Former cage fighter, fight analyst, podcaster and long-time boxing fan Brendan “Big Brown” Schaub often notes that there is a reason why the top fighter in the heavyweight division is colloquially known as the “baddest man in the planet”. There really is nothing like watching two gigantic men going at it with full, yet highly technical, force. The punches and movements are understandably slower than the lower weight classes, but no one can deny the impact that each strike carries. It is often noted that lower classes must fight through eight rounds or more to get a hope of a knockout, whereas heavyweights can experience knockouts anytime in between the first ring of the bell and the last. Such is the power they can wield in their fists.

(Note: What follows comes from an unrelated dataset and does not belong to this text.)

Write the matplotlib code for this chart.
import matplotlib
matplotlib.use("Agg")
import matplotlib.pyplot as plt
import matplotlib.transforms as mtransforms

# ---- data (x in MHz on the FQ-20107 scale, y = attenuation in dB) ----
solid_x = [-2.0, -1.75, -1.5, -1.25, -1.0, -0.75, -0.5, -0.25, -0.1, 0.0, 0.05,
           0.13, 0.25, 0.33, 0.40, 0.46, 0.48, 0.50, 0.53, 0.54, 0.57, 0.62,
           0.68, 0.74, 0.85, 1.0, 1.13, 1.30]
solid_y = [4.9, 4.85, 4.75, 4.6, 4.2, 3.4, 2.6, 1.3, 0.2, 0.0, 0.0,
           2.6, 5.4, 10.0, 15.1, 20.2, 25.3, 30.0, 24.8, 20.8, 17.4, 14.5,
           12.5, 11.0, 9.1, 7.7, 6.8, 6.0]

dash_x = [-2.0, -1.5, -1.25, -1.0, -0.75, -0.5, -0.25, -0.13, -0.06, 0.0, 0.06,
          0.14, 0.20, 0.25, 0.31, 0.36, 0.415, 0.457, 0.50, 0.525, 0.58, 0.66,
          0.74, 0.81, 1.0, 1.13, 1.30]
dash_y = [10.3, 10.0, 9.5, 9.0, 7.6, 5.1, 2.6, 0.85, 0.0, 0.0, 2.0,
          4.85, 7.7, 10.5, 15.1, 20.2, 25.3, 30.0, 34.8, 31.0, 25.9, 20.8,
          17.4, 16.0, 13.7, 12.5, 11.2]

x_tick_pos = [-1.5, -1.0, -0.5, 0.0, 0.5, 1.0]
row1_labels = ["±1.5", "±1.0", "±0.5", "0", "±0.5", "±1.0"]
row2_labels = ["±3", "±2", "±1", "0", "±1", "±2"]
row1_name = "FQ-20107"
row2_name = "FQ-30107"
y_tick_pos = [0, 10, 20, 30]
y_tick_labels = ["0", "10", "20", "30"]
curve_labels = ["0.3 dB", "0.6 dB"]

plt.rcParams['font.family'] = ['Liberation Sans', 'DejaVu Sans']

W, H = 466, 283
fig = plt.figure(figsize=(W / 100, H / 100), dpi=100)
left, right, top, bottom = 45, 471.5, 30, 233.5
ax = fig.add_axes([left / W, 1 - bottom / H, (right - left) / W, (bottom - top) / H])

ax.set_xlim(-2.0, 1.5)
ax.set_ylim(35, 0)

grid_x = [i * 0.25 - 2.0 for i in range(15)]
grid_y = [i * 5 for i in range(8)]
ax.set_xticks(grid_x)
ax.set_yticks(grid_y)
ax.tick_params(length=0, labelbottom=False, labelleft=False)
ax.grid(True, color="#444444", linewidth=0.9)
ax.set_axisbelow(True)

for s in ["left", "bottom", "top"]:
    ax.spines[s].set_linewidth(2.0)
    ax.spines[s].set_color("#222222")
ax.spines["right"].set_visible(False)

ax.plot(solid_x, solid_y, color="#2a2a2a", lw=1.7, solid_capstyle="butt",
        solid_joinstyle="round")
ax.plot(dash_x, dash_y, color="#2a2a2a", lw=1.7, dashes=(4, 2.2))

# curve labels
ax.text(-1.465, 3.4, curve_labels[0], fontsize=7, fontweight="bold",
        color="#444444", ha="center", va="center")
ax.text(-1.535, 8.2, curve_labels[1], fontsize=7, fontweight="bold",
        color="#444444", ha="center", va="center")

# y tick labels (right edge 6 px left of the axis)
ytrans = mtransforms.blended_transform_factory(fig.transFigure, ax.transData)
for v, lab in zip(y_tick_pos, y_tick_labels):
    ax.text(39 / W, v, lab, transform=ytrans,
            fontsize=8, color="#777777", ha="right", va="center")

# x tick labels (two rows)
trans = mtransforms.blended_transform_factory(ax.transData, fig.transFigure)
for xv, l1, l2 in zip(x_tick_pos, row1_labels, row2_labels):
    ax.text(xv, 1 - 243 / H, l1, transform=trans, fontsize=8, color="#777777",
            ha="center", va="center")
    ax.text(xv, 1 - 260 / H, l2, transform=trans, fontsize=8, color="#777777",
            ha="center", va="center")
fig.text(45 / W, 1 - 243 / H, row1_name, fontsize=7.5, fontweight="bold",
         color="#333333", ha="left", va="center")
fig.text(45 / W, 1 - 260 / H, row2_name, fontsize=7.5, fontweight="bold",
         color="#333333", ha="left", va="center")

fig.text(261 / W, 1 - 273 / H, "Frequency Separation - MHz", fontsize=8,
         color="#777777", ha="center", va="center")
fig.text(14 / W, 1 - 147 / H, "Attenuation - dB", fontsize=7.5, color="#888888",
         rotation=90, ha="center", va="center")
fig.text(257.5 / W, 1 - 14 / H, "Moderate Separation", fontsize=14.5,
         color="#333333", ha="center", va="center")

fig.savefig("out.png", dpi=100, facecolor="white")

But, there is a price to be paid for all that muscle and unbridled horsepower. Punch speed definitely decreases, which is understandable since the amount of force and energy required to move a heavy hand will be greater. More importantly, movement speed of the whole fighter will also decrease since there is more weight for them to move. Finally, endurance will be much less than smaller fighters since the bodies of heavyweight fighters will require more energy and calories to work. This is not to say that larger fighters are sluggish, oafish or slow in any way. Anyone who watched UK’s Anthony Joshua and the Ukraine’s Wladimir Klitschko do battle in the ring saw two highly technical, powerful and graceful boxers compete for the heavyweight title. But, generally speaking, a boxer’s endurance and stamina will decrease at a rate that is directly proportional to their gain in weight.

Boxers competing in the lower weight classes like Floyd Mayweather Jr., Manny Pacquiao and Triple G (Gennady Golovkin) are able to use their smaller size to throw more punches, throw faster punches and move around the ring more than their slower heavyweight counterparts. The downside, however, is that knockouts and power punches don’t come that often. Where a heavyweight may end the match with a single crushing punch, the lower weight classes must subdue their opponent mainly with volume striking with some powerful hits now and then.

Amateurs or newcomers to the sport of boxing may think that the secret either lies in power or speed, but the real key is to find a winning balance of both.